**Directions**
Set the listing down unchanged, minus every embedded image.

**Source excerpt**
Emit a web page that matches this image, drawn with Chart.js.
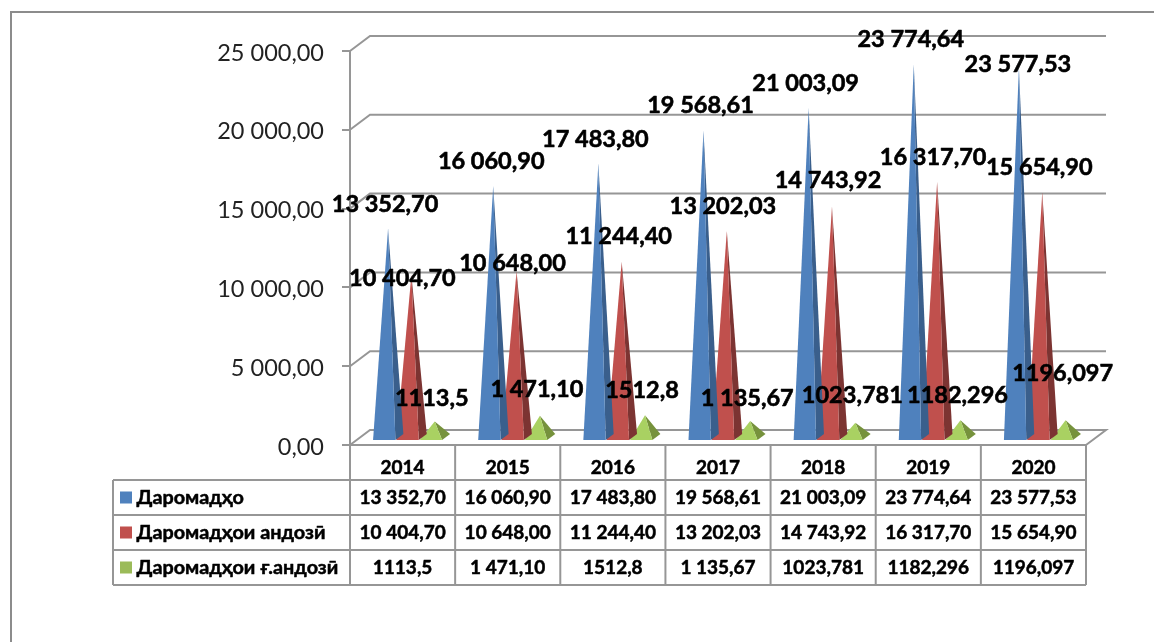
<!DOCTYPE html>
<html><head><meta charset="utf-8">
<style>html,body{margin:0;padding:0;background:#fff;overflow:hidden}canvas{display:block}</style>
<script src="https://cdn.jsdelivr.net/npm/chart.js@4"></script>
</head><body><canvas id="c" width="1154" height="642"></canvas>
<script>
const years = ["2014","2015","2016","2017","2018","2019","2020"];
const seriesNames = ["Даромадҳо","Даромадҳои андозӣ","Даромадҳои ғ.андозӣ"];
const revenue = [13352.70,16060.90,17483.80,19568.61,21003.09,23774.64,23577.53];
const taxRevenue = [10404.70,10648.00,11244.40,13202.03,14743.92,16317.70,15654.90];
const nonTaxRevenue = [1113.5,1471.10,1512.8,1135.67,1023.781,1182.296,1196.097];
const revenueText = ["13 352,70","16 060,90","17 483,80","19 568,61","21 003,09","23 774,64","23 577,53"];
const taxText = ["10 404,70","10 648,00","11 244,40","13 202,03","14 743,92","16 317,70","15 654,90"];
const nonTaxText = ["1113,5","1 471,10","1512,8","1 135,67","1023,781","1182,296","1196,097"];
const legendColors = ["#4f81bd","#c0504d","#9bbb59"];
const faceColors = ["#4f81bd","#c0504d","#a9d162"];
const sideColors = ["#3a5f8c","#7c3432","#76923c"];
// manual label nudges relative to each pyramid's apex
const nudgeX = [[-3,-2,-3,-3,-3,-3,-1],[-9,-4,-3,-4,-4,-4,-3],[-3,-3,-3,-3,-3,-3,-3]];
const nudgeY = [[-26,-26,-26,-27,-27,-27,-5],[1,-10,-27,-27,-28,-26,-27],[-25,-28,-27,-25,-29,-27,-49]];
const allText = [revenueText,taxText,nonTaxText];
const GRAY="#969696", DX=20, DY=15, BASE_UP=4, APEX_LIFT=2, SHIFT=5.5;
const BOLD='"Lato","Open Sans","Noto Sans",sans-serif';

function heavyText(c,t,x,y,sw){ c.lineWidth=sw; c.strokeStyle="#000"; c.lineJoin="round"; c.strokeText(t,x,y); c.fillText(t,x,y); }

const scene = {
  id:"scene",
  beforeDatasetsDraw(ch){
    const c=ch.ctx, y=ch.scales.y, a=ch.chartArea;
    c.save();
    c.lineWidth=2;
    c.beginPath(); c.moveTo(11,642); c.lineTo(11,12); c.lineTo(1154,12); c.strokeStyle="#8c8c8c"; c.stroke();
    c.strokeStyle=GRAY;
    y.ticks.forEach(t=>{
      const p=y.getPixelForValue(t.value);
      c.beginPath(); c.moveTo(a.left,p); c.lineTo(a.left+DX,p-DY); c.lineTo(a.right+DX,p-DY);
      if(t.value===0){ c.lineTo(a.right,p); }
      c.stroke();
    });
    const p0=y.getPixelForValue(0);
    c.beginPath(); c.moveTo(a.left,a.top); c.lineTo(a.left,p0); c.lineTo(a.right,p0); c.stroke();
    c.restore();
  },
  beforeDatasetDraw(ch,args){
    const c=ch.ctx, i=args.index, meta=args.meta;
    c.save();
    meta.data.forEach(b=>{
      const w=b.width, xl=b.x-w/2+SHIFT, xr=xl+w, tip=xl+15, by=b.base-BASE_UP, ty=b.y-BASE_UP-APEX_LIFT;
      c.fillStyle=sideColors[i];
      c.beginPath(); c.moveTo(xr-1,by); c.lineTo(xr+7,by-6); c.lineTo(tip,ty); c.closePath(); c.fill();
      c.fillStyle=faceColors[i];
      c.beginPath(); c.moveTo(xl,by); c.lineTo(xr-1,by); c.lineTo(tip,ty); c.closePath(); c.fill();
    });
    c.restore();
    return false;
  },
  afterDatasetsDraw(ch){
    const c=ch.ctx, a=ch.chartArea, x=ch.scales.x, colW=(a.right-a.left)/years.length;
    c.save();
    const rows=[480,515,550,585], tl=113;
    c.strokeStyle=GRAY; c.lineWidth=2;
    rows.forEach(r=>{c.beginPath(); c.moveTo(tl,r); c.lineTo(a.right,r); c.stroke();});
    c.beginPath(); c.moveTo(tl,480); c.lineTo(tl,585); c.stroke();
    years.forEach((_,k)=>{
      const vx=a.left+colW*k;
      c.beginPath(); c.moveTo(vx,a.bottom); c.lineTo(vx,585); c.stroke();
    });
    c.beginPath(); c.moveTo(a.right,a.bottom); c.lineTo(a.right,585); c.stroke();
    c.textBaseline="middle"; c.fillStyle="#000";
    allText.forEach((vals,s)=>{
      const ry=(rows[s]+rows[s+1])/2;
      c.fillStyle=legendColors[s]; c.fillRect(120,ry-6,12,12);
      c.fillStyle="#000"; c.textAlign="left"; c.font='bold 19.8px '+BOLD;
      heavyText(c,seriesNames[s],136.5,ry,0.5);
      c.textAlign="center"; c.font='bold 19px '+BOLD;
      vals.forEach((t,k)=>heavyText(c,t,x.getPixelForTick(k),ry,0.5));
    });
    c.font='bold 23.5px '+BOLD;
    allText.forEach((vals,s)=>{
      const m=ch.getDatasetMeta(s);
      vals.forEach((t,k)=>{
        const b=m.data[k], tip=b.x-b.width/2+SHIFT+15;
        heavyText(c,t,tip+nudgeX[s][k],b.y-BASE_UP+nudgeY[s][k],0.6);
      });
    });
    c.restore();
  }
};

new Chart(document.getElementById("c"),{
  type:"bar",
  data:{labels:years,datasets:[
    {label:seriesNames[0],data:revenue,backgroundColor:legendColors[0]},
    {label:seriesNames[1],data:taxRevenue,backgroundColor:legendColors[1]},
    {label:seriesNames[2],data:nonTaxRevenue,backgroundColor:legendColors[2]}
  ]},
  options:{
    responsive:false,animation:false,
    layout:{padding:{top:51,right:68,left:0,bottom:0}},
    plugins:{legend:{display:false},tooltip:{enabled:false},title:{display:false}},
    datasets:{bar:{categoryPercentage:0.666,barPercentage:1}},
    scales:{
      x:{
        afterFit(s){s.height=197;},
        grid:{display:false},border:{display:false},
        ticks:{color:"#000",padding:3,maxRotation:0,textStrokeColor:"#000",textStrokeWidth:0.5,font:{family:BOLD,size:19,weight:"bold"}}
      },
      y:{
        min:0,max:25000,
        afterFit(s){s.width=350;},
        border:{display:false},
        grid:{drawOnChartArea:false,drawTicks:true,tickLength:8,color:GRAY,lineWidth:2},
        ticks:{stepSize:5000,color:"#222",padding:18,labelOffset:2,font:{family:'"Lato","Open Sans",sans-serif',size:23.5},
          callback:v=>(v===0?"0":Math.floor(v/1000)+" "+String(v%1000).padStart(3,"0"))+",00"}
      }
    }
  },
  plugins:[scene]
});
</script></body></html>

**Expected answer**
Emit a web page that matches this image, drawn with Chart.js.
<!DOCTYPE html>
<html><head><meta charset="utf-8">
<style>html,body{margin:0;padding:0;background:#fff;overflow:hidden}canvas{display:block}</style>
<script src="https://cdn.jsdelivr.net/npm/chart.js@4"></script>
</head><body><canvas id="c" width="1154" height="642"></canvas>
<script>
const years = ["2014","2015","2016","2017","2018","2019","2020"];
const seriesNames = ["Даромадҳо","Даромадҳои андозӣ","Даромадҳои ғ.андозӣ"];
const revenue = [13352.70,16060.90,17483.80,19568.61,21003.09,23774.64,23577.53];
const taxRevenue = [10404.70,10648.00,11244.40,13202.03,14743.92,16317.70,15654.90];
const nonTaxRevenue = [1113.5,1471.10,1512.8,1135.67,1023.781,1182.296,1196.097];
const revenueText = ["13 352,70","16 060,90","17 483,80","19 568,61","21 003,09","23 774,64","23 577,53"];
const taxText = ["10 404,70","10 648,00","11 244,40","13 202,03","14 743,92","16 317,70","15 654,90"];
const nonTaxText = ["1113,5","1 471,10","1512,8","1 135,67","1023,781","1182,296","1196,097"];
const legendColors = ["#4f81bd","#c0504d","#9bbb59"];
const faceColors = ["#4f81bd","#c0504d","#a9d162"];
const sideColors = ["#3a5f8c","#7c3432","#76923c"];
// manual label nudges relative to each pyramid's apex
const nudgeX = [[-3,-2,-3,-3,-3,-3,-1],[-9,-4,-3,-4,-4,-4,-3],[-3,-3,-3,-3,-3,-3,-3]];
const nudgeY = [[-26,-26,-26,-27,-27,-27,-5],[1,-10,-27,-27,-28,-26,-27],[-25,-28,-27,-25,-29,-27,-49]];
const allText = [revenueText,taxText,nonTaxText];
const GRAY="#969696", DX=20, DY=15, BASE_UP=4, APEX_LIFT=2, SHIFT=5.5;
const BOLD='"Lato","Open Sans","Noto Sans",sans-serif';

function heavyText(c,t,x,y,sw){ c.lineWidth=sw; c.strokeStyle="#000"; c.lineJoin="round"; c.strokeText(t,x,y); c.fillText(t,x,y); }

const scene = {
  id:"scene",
  beforeDatasetsDraw(ch){
    const c=ch.ctx, y=ch.scales.y, a=ch.chartArea;
    c.save();
    c.lineWidth=2;
    c.beginPath(); c.moveTo(11,642); c.lineTo(11,12); c.lineTo(1154,12); c.strokeStyle="#8c8c8c"; c.stroke();
    c.strokeStyle=GRAY;
    y.ticks.forEach(t=>{
      const p=y.getPixelForValue(t.value);
      c.beginPath(); c.moveTo(a.left,p); c.lineTo(a.left+DX,p-DY); c.lineTo(a.right+DX,p-DY);
      if(t.value===0){ c.lineTo(a.right,p); }
      c.stroke();
    });
    const p0=y.getPixelForValue(0);
    c.beginPath(); c.moveTo(a.left,a.top); c.lineTo(a.left,p0); c.lineTo(a.right,p0); c.stroke();
    c.restore();
  },
  beforeDatasetDraw(ch,args){
    const c=ch.ctx, i=args.index, meta=args.meta;
    c.save();
    meta.data.forEach(b=>{
      const w=b.width, xl=b.x-w/2+SHIFT, xr=xl+w, tip=xl+15, by=b.base-BASE_UP, ty=b.y-BASE_UP-APEX_LIFT;
      c.fillStyle=sideColors[i];
      c.beginPath(); c.moveTo(xr-1,by); c.lineTo(xr+7,by-6); c.lineTo(tip,ty); c.closePath(); c.fill();
      c.fillStyle=faceColors[i];
      c.beginPath(); c.moveTo(xl,by); c.lineTo(xr-1,by); c.lineTo(tip,ty); c.closePath(); c.fill();
    });
    c.restore();
    return false;
  },
  afterDatasetsDraw(ch){
    const c=ch.ctx, a=ch.chartArea, x=ch.scales.x, colW=(a.right-a.left)/years.length;
    c.save();
    const rows=[480,515,550,585], tl=113;
    c.strokeStyle=GRAY; c.lineWidth=2;
    rows.forEach(r=>{c.beginPath(); c.moveTo(tl,r); c.lineTo(a.right,r); c.stroke();});
    c.beginPath(); c.moveTo(tl,480); c.lineTo(tl,585); c.stroke();
    years.forEach((_,k)=>{
      const vx=a.left+colW*k;
      c.beginPath(); c.moveTo(vx,a.bottom); c.lineTo(vx,585); c.stroke();
    });
    c.beginPath(); c.moveTo(a.right,a.bottom); c.lineTo(a.right,585); c.stroke();
    c.textBaseline="middle"; c.fillStyle="#000";
    allText.forEach((vals,s)=>{
      const ry=(rows[s]+rows[s+1])/2;
      c.fillStyle=legendColors[s]; c.fillRect(120,ry-6,12,12);
      c.fillStyle="#000"; c.textAlign="left"; c.font='bold 19.8px '+BOLD;
      heavyText(c,seriesNames[s],136.5,ry,0.5);
      c.textAlign="center"; c.font='bold 19px '+BOLD;
      vals.forEach((t,k)=>heavyText(c,t,x.getPixelForTick(k),ry,0.5));
    });
    c.font='bold 23.5px '+BOLD;
    allText.forEach((vals,s)=>{
      const m=ch.getDatasetMeta(s);
      vals.forEach((t,k)=>{
        const b=m.data[k], tip=b.x-b.width/2+SHIFT+15;
        heavyText(c,t,tip+nudgeX[s][k],b.y-BASE_UP+nudgeY[s][k],0.6);
      });
    });
    c.restore();
  }
};

new Chart(document.getElementById("c"),{
  type:"bar",
  data:{labels:years,datasets:[
    {label:seriesNames[0],data:revenue,backgroundColor:legendColors[0]},
    {label:seriesNames[1],data:taxRevenue,backgroundColor:legendColors[1]},
    {label:seriesNames[2],data:nonTaxRevenue,backgroundColor:legendColors[2]}
  ]},
  options:{
    responsive:false,animation:false,
    layout:{padding:{top:51,right:68,left:0,bottom:0}},
    plugins:{legend:{display:false},tooltip:{enabled:false},title:{display:false}},
    datasets:{bar:{categoryPercentage:0.666,barPercentage:1}},
    scales:{
      x:{
        afterFit(s){s.height=197;},
        grid:{display:false},border:{display:false},
        ticks:{color:"#000",padding:3,maxRotation:0,textStrokeColor:"#000",textStrokeWidth:0.5,font:{family:BOLD,size:19,weight:"bold"}}
      },
      y:{
        min:0,max:25000,
        afterFit(s){s.width=350;},
        border:{display:false},
        grid:{drawOnChartArea:false,drawTicks:true,tickLength:8,color:GRAY,lineWidth:2},
        ticks:{stepSize:5000,color:"#222",padding:18,labelOffset:2,font:{family:'"Lato","Open Sans",sans-serif',size:23.5},
          callback:v=>(v===0?"0":Math.floor(v/1000)+" "+String(v%1000).padStart(3,"0"))+",00"}
      }
    }
  },
  plugins:[scene]
});
</script></body></html>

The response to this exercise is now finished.